Ideally your prospective contractor will be able to give you a list of references so you can check the quality of their work and find out if previous clients were satisfied with the remodeling process. If they hesitate or cannot provide such references, take it as a sign that they probably don’t have any happy former clients for you to talk to.

Get It In Writing

  • Can you provide an itemized price estimate?
  • Can you provide a detailed schedule?
  • What is the payment schedule for the job?
  • Who will pull the permits?

You should be able to make your decision on a contractor based on a detailed estimate that itemizes costs for labor and materials on each part of your job. When you decide to proceed, your contractor should provide all of the details regarding cost, schedule, work hours, the agreed-upon payment schedule, guarantees, and termination clause in a written contract. The contract should outline who is responsible for tasks from start to finish, so there are no nasty surprises along the way. Reputable contractors will not hesitate to put the terms of your agreement in writing.

Establish Communication

  • Will you be on site daily?
  • If not, who will be the responsible party on-site managing the process?
  • How will you keep me up to date on progress?

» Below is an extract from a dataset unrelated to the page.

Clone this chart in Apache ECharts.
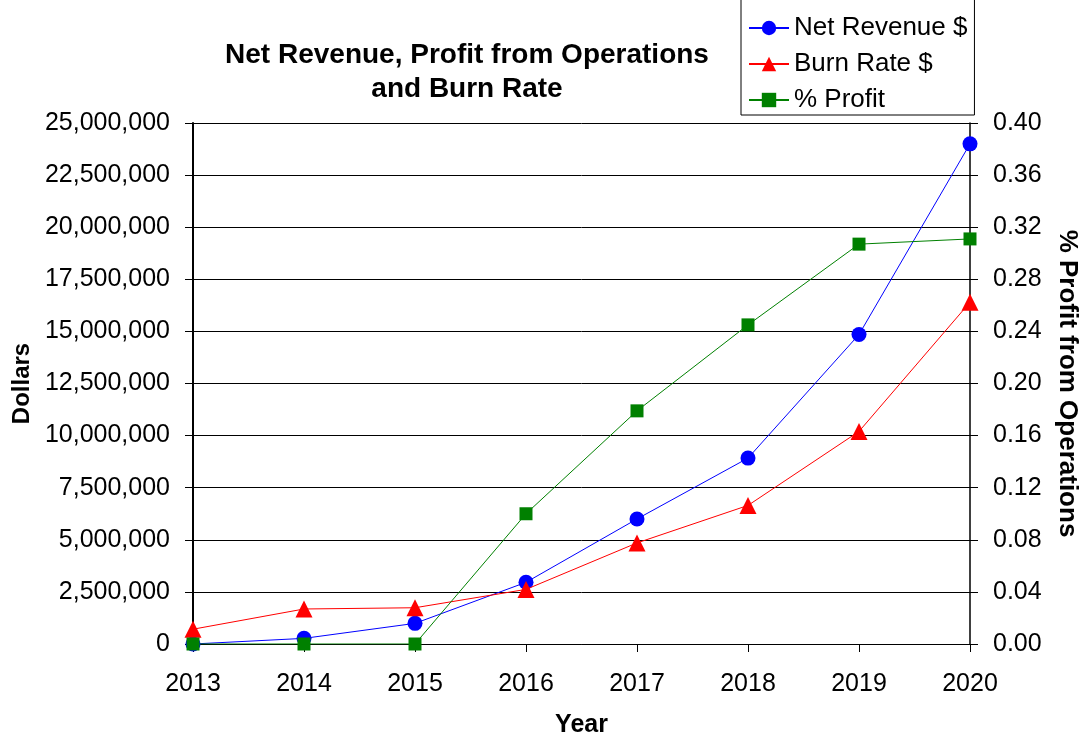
<!DOCTYPE html>
<html lang="en">
<head>
  <meta charset="UTF-8">
  <title>Net Revenue, Profit from Operations and Burn Rate</title>
  <script src="https://cdn.jsdelivr.net/npm/echarts@6/dist/echarts.min.js"></script>
</head>
<body style="margin:0">
  <div id="main" style="width:1082px;height:736px"></div>
  <script>
    var years = ['2013', '2014', '2015', '2016', '2017', '2018', '2019', '2020']
    var netRevenue = [0, 270000, 990000, 2960000, 6000000, 8920000, 14850000, 24000000]
    var burnRate = [710000, 1680000, 1740000, 2620000, 4850000, 6650000, 10200000, 16400000]
    var pctProfit = [0, 0, 0, 0.10, 0.179, 0.245, 0.307, 0.311]

    var font = 'Liberation Sans, Arial, sans-serif'
    var myChart = echarts.init(document.getElementById('main'))

    var options = {
      backgroundColor: '#fff',
      textStyle: { fontFamily: font },
      title: {
        text: 'Net Revenue, Profit from Operations\nand Burn Rate',
        left: 462,
        top: 33,
        textAlign: 'center',
        textStyle: { fontSize: 28, fontWeight: 'bold', color: '#000', lineHeight: 34, fontFamily: font }
      },
      legend: {
        orient: 'vertical',
        left: 741,
        top: -1,
        padding: [16, 7, 2, 7],
        itemGap: 10,
        itemWidth: 40,
        itemHeight: 18,
        borderColor: '#000',
        borderWidth: 1,
        borderRadius: 0,
        backgroundColor: '#fff',
        textStyle: { fontSize: 26, color: '#000', fontFamily: font },
        data: ['Net Revenue $', 'Burn Rate $', '% Profit']
      },
      grid: { left: 193, right: 112, top: 123, bottom: 92, outerBoundsMode: 'none' },
      xAxis: {
        type: 'category',
        data: years,
        boundaryGap: false,
        name: 'Year',
        nameLocation: 'middle',
        nameGap: 69,
        nameTextStyle: { fontSize: 25, fontWeight: 'bold', color: '#000' },
        axisLine: { lineStyle: { color: '#000', width: 1 } },
        axisTick: { alignWithLabel: true, length: 8, lineStyle: { color: '#000' } },
        axisLabel: { fontSize: 25, color: '#000', margin: 28 }
      },
      yAxis: [
        {
          type: 'value',
          min: 0,
          max: 25000000,
          interval: 2500000,
          name: 'Dollars',
          nameLocation: 'middle',
          nameGap: 159,
          nameTextStyle: { fontSize: 24, fontWeight: 'bold', color: '#000' },
          axisLine: { show: true, lineStyle: { color: '#000', width: 2 } },
          axisTick: { show: true, length: 8, lineStyle: { color: '#000' } },
          axisLabel: {
            fontSize: 25, color: '#000', margin: 23,
            formatter: function (v) { return v.toLocaleString('en-US') }
          },
          splitLine: { lineStyle: { color: '#000', width: 1 } }
        },
        {
          type: 'value',
          min: 0,
          max: 0.4,
          interval: 0.04,
          position: 'right',
          name: '% Profit from Operations',
          nameLocation: 'middle',
          nameGap: 84,
          nameRotate: -90,
          nameTextStyle: { fontSize: 26, fontWeight: 'bold', color: '#000' },
          axisLine: { show: true, lineStyle: { color: '#000', width: 1.5 } },
          axisTick: { show: true, length: 8, lineStyle: { color: '#000' } },
          axisLabel: {
            fontSize: 25, color: '#000', margin: 23,
            formatter: function (v) { return v.toFixed(2) }
          },
          splitLine: { show: false }
        }
      ],
      series: [
        {
          name: 'Net Revenue $',
          type: 'line',
          data: netRevenue,
          symbol: 'circle',
          symbolSize: 15,
          itemStyle: { color: '#0000ff' },
          lineStyle: { color: '#0000ff', width: 1 },
          z: 3
        },
        {
          name: 'Burn Rate $',
          type: 'line',
          data: burnRate,
          symbol: 'triangle',
          symbolSize: 17,
          itemStyle: { color: '#ff0000' },
          lineStyle: { color: '#ff0000', width: 1 },
          z: 4
        },
        {
          name: '% Profit',
          type: 'line',
          yAxisIndex: 1,
          data: pctProfit,
          symbol: 'rect',
          symbolSize: 13,
          itemStyle: { color: '#008000' },
          lineStyle: { color: '#008000', width: 1 },
          z: 5
        }
      ]
    }
    myChart.setOption(options)
  </script>
</body>
</html>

A general contractor is meant to oversee your remodel and coordinate between the various subcontractors. You’ll want to know that even if they aren’t on site at all times, they are keeping close tabs on the progress of your job. Just as important, you’ll want to establish ahead of time how they will share information on that progress with you, whether that’s by regular phone calls, daily emails, or some other mutually agreed-upon method.

Doing your homework in advance can help make your remodel a more pleasant experience from start to finish.